**PROVIDED DATA:**
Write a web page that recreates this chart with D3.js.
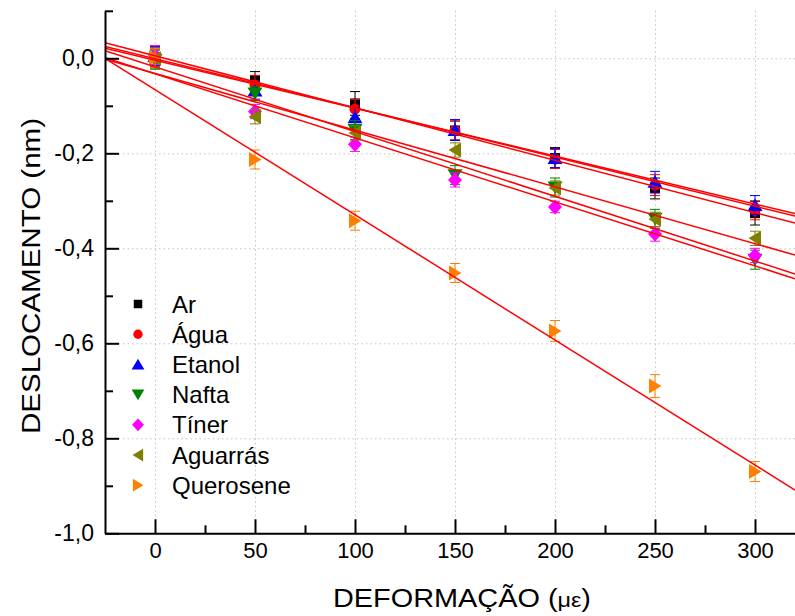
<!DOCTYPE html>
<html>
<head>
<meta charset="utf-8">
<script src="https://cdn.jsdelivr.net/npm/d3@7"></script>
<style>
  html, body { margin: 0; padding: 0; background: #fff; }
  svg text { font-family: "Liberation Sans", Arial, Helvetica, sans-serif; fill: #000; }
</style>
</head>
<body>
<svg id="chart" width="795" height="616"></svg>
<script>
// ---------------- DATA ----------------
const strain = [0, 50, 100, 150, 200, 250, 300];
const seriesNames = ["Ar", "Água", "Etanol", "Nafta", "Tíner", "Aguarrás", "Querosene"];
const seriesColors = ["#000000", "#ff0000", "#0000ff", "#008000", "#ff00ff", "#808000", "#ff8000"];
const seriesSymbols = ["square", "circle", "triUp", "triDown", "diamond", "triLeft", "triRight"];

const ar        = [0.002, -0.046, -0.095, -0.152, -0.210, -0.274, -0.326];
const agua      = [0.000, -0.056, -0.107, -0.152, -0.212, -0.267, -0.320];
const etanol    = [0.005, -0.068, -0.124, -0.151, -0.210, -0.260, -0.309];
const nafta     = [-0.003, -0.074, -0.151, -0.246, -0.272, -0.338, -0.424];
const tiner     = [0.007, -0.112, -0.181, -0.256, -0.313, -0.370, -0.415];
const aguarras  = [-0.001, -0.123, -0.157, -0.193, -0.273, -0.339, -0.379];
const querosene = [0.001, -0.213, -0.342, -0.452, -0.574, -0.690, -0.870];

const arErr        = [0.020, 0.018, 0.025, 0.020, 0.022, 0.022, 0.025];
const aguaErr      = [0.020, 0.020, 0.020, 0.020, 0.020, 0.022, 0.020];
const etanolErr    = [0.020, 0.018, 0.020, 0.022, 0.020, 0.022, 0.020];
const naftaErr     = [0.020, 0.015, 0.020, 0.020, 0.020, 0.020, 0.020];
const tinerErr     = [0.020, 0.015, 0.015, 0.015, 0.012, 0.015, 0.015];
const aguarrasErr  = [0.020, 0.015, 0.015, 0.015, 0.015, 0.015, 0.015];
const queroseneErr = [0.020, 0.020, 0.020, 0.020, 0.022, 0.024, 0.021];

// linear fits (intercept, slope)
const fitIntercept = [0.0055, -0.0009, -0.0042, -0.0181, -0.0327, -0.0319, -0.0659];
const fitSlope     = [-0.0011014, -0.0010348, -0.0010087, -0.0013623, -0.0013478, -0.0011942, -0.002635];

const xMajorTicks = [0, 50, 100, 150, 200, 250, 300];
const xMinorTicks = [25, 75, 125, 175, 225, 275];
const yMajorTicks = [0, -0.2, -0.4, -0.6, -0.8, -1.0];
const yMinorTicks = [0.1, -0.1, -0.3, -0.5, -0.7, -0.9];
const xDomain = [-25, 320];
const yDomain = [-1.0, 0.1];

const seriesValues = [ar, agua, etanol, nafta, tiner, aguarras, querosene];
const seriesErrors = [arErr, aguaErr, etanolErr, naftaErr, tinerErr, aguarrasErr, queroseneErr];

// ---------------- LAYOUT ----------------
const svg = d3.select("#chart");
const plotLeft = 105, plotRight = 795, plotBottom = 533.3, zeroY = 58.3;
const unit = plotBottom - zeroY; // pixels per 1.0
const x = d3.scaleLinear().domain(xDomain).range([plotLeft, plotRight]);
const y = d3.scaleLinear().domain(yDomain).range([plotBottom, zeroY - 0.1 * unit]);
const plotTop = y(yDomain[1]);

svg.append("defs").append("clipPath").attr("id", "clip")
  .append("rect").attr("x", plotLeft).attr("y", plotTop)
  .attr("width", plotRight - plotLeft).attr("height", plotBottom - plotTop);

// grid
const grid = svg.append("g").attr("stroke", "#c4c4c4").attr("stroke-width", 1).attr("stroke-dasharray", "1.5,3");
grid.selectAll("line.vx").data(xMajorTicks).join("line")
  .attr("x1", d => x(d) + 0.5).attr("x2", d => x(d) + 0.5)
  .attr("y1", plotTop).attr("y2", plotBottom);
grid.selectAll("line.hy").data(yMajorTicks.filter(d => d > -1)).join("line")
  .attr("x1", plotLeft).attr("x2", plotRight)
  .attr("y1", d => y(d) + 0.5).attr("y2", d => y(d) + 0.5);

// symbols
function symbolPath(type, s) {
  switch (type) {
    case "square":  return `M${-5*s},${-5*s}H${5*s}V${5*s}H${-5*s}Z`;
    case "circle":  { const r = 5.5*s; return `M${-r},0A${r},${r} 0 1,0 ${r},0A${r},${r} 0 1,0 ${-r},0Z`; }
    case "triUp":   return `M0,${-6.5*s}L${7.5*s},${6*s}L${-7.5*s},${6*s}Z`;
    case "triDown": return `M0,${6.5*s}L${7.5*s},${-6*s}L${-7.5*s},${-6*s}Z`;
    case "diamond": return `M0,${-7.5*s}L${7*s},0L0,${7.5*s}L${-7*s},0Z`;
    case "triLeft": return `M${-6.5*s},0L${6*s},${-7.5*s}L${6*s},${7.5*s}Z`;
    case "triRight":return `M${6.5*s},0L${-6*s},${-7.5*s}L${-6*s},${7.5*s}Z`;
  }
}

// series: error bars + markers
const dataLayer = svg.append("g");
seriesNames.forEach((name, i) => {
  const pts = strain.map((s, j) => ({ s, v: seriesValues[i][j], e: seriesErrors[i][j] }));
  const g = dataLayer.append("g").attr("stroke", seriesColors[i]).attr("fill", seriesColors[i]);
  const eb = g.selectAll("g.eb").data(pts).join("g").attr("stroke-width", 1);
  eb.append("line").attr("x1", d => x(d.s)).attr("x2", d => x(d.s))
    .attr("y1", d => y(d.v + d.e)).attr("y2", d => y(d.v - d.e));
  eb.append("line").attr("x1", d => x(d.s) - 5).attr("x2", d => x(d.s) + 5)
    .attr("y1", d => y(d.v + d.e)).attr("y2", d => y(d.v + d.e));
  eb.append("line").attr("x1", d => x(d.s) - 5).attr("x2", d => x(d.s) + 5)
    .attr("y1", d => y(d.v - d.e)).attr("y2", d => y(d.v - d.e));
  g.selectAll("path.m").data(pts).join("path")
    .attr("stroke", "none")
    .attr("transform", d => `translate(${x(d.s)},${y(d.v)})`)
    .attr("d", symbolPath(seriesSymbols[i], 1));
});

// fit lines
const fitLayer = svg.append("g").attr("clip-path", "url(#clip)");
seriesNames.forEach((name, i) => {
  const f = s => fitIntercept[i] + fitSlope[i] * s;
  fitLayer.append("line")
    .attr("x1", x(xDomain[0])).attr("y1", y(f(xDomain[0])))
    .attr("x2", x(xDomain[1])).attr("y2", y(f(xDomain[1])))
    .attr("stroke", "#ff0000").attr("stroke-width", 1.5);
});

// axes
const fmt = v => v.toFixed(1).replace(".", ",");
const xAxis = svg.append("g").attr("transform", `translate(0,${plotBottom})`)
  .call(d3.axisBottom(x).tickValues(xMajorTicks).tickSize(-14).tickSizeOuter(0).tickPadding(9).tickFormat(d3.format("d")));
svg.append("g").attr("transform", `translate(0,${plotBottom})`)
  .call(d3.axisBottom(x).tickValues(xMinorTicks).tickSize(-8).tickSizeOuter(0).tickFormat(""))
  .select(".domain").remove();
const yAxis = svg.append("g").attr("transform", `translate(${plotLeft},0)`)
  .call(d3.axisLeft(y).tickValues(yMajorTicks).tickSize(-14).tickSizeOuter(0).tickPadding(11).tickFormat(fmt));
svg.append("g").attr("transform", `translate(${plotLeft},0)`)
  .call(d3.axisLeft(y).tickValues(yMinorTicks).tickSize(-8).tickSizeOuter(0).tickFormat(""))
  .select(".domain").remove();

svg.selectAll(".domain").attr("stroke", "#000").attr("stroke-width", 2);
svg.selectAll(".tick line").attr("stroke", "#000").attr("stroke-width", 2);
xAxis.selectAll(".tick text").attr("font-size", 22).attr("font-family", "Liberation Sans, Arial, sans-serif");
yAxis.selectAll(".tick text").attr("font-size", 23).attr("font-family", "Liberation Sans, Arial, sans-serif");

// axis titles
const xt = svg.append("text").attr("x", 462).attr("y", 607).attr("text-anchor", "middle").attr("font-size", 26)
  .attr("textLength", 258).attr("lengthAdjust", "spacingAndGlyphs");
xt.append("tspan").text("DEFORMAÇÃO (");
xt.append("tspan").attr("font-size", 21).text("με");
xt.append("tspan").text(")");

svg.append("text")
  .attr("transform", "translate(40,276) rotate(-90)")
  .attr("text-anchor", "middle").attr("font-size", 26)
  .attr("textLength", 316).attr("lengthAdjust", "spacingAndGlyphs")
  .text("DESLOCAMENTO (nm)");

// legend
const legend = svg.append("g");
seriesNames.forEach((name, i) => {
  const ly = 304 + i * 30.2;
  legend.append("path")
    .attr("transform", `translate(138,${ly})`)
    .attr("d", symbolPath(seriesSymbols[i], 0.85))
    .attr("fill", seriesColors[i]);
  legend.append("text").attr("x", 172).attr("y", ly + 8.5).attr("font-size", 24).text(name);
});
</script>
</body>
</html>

**DIRECTIONS:** Please repeat exactly the data above from its first line to the line that contains "-0.574, -0.690, -0.870];", inclusive, and leave every picture out.

**WRITTEN RESPONSE:**
Write a web page that recreates this chart with D3.js.
<!DOCTYPE html>
<html>
<head>
<meta charset="utf-8">
<script src="https://cdn.jsdelivr.net/npm/d3@7"></script>
<style>
  html, body { margin: 0; padding: 0; background: #fff; }
  svg text { font-family: "Liberation Sans", Arial, Helvetica, sans-serif; fill: #000; }
</style>
</head>
<body>
<svg id="chart" width="795" height="616"></svg>
<script>
// ---------------- DATA ----------------
const strain = [0, 50, 100, 150, 200, 250, 300];
const seriesNames = ["Ar", "Água", "Etanol", "Nafta", "Tíner", "Aguarrás", "Querosene"];
const seriesColors = ["#000000", "#ff0000", "#0000ff", "#008000", "#ff00ff", "#808000", "#ff8000"];
const seriesSymbols = ["square", "circle", "triUp", "triDown", "diamond", "triLeft", "triRight"];

const ar        = [0.002, -0.046, -0.095, -0.152, -0.210, -0.274, -0.326];
const agua      = [0.000, -0.056, -0.107, -0.152, -0.212, -0.267, -0.320];
const etanol    = [0.005, -0.068, -0.124, -0.151, -0.210, -0.260, -0.309];
const nafta     = [-0.003, -0.074, -0.151, -0.246, -0.272, -0.338, -0.424];
const tiner     = [0.007, -0.112, -0.181, -0.256, -0.313, -0.370, -0.415];
const aguarras  = [-0.001, -0.123, -0.157, -0.193, -0.273, -0.339, -0.379];
const querosene = [0.001, -0.213, -0.342, -0.452, -0.574, -0.690, -0.870];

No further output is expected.